If you choose to disable those default bind mounts, then you need to be aware of the application files you’d like to access while the container is running, or persist after the container has exited. For example, if you choose to keep a copy of the authentication token to use across LZ sessions, then create a specific directory to hold it (e.g. $ mkdir $HOME/lz_token), mount the directory, and use the --token flag to tell the LZ to look for it at that mount point:

singularity ... --bind $HOME/lz_token:/lz_token ... library://hypernetlabs/default/landing-zone-daemon --token /lz_token/auth.token ...

A convenient way to mount all non-temporary application files would be to mount a configuration directory and use the --config-dir flag to tell the LZ where it is mounted. So if you have a directory at $HOME/.galileod you might use a command like this:

singularity ... --bind $HOME/.galileod:/config_dir ... library://hypernetlabs/default/landing-zone-daemon --config-dir /config_dir

How to Run the Landing Zone Daemon

Choose the name you’d like this LZ to have when viewed in the Galileo web interface. We will refer to the LZ name as $LZ_NAME. When you see $LZ_NAME referenced, simply substitute your chosen name in its place.

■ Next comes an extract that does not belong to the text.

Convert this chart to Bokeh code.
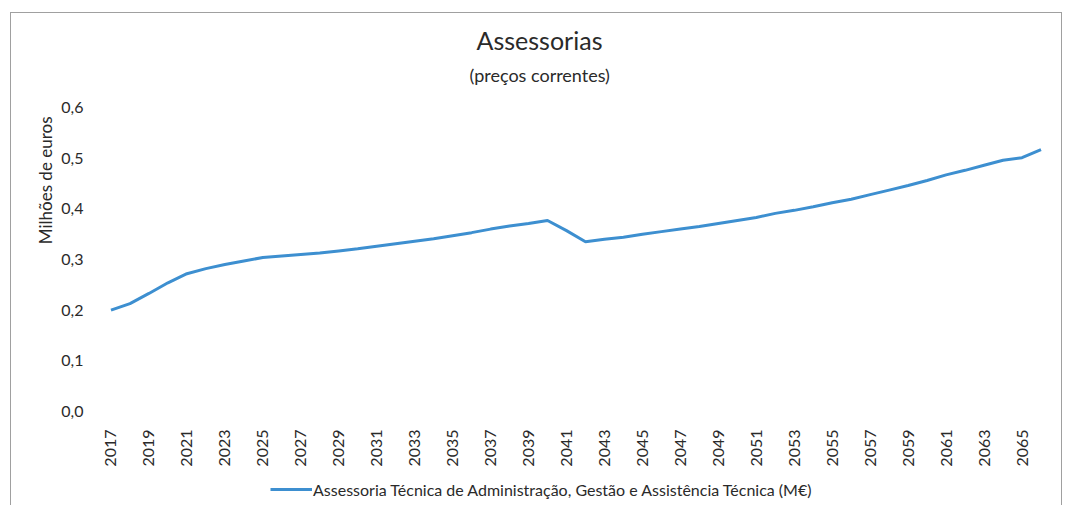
from bokeh.plotting import figure
from bokeh.models import (FixedTicker, CustomJSTickFormatter, Legend, LegendItem,
                          Title, ColumnDataSource, Range1d)
from bokeh.layouts import column
from bokeh.embed import file_html
from bokeh.resources import INLINE
import math

years = [2017, 2018, 2019, 2020, 2021, 2022, 2023, 2024, 2025, 2026,
         2027, 2028, 2029, 2030, 2031, 2032, 2033, 2034, 2035, 2036,
         2037, 2038, 2039, 2040, 2041, 2042, 2043, 2044, 2045, 2046,
         2047, 2048, 2049, 2050, 2051, 2052, 2053, 2054, 2055, 2056,
         2057, 2058, 2059, 2060, 2061, 2062, 2063, 2064, 2065, 2066]
assessoria = [0.200, 0.213, 0.233, 0.254, 0.272, 0.282, 0.290, 0.297, 0.304, 0.307,
              0.310, 0.313, 0.317, 0.321, 0.326, 0.331, 0.336, 0.341, 0.347, 0.353,
              0.360, 0.366, 0.371, 0.377, 0.357, 0.335, 0.340, 0.344, 0.350, 0.355,
              0.360, 0.365, 0.371, 0.377, 0.383, 0.391, 0.397, 0.404, 0.412, 0.419,
              0.428, 0.437, 0.446, 0.456, 0.467, 0.476, 0.486, 0.496, 0.501, 0.517]
x_ticks = [2017, 2019, 2021, 2023, 2025, 2027, 2029, 2031, 2033, 2035, 2037, 2039,
           2041, 2043, 2045, 2047, 2049, 2051, 2053, 2055, 2057, 2059, 2061, 2063, 2065]
y_ticks = [0.0, 0.1, 0.2, 0.3, 0.4, 0.5, 0.6]

title_text = "Assessorias"
subtitle_text = "(preços correntes)"
y_label = "Milhões de euros"
series_name = "Assessoria Técnica de Administração, Gestão e Assistência Técnica (M€)"

FONT = "Lato"
TXT = "#2a2a2a"
BLUE = "#3d8fd0"

src = ColumnDataSource(dict(x=years, y=assessoria))

# ---------------- main chart ----------------
p = figure(width=1050, height=456, output_backend="svg", toolbar_location=None,
           x_range=Range1d(2016.5, 2066.5), y_range=Range1d(0, 0.6),
           min_border_left=90, min_border_right=11, min_border_top=94,
           min_border_bottom=58, title=None)
p.outline_line_color = None
p.background_fill_color = "white"
p.border_fill_color = "white"
p.grid.visible = False

r = p.line("x", "y", source=src, line_color=BLUE, line_width=3)

p.xaxis.ticker = FixedTicker(ticks=x_ticks)
p.xaxis.major_label_orientation = math.pi / 2
p.xaxis.axis_line_color = None
p.xaxis.major_tick_line_color = None
p.xaxis.minor_tick_line_color = None
p.xaxis.major_label_text_font = FONT
p.xaxis.major_label_text_font_size = "16px"
p.xaxis.major_label_text_color = TXT
p.xaxis.major_label_standoff = 12

p.yaxis.ticker = FixedTicker(ticks=y_ticks)
p.yaxis.formatter = CustomJSTickFormatter(code="return tick.toFixed(1).replace('.', ',');")
p.yaxis.axis_line_color = None
p.yaxis.major_tick_line_color = None
p.yaxis.minor_tick_line_color = None
p.yaxis.major_label_text_font = FONT
p.yaxis.major_label_text_font_size = "16px"
p.yaxis.major_label_text_color = TXT
p.yaxis.major_label_standoff = 12

yl = Title(text=y_label, align="right", offset=9, standoff=5, text_font=FONT,
           text_font_size="17px", text_font_style="normal", text_color=TXT)
p.add_layout(yl, "left")

sub = Title(text=subtitle_text, align="left", offset=368, standoff=43, text_font=FONT,
            text_font_size="18px", text_font_style="normal", text_color=TXT)
p.add_layout(sub, "above")
main = Title(text=title_text, align="left", offset=375, standoff=-29, text_font=FONT,
             text_font_size="25px", text_font_style="normal", text_color=TXT)
p.add_layout(main, "above")

# ---------------- legend row ----------------
p2 = figure(width=1050, height=36, output_backend="svg", toolbar_location=None,
            x_range=Range1d(0, 1), y_range=Range1d(0, 1),
            x_axis_type=None, y_axis_type=None, min_border=0, title=None)
p2.outline_line_color = None
p2.grid.visible = False
p2.background_fill_color = "white"
p2.border_fill_color = "white"
r2 = p2.line("x", "y", source=src, line_color=BLUE, line_width=3)

legend = Legend(items=[LegendItem(label=series_name, renderers=[r2])],
                location=(169, 6), orientation="horizontal",
                label_text_font=FONT, label_text_font_size="16px",
                label_text_color=TXT, glyph_width=42, label_standoff=1,
                border_line_color=None, background_fill_alpha=0,
                padding=0, margin=0)
p2.add_layout(legend, "center")

layout = column(p, p2, spacing=0)
layout.margin = (12, 0, 0, 10)
layout.styles = {"border": "1px solid #a0a0a0", "border-bottom": "none"}

open("out.html", "w").write(file_html(layout, INLINE))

  • The recommended way to invoke the Landing Zone is as a Singularity service so that it can run in the background.

$ singularity instance start --fakeroot library://hypernetlabs/default/landing-zone-daemon landing-zone-daemon --name "$LZ_NAME"

That command will create an instance named landing-zone-daemon; you can prove this by running singularity instance list.

  • Now that the LZ is running, we must authenticate it against your account. Run this command in your terminal

$ tail ~/.singularity/instances/logs/"$HOSTNAME"/"$USER"/landing-zone-daemon.out
  • This should give you some output that looks like this

Pulling updates…
Already up to date!
Please visit the following url in your browser and enter the code below
URL: https://galileoapp.auth0.com/activate
  • Follow those instructions. Once you have confirmed your code at the provided URL you should see your new Landing Zone appear in the Galileo Landing Zones tab! In order to submit jobs to your new LZ, you must add it to a Station. You can create a new Station by going to the Stations tab and clicking the Create Stations button.

  • You can stop the LZ at any time with

$ singularity instance stop landing-zone-daemon

Singularity will automatically clean up the container used to run the instance.


Unfortunately GPU access is not supported by Galileo for Singularity at this time. This is because Singularity cannot give containers exclusive access to specific GPUs making that resource impossible to allocate fairly to Galileo jobs. We are experimenting with ways to work around this limitation, so if it directly impacts you please let us know!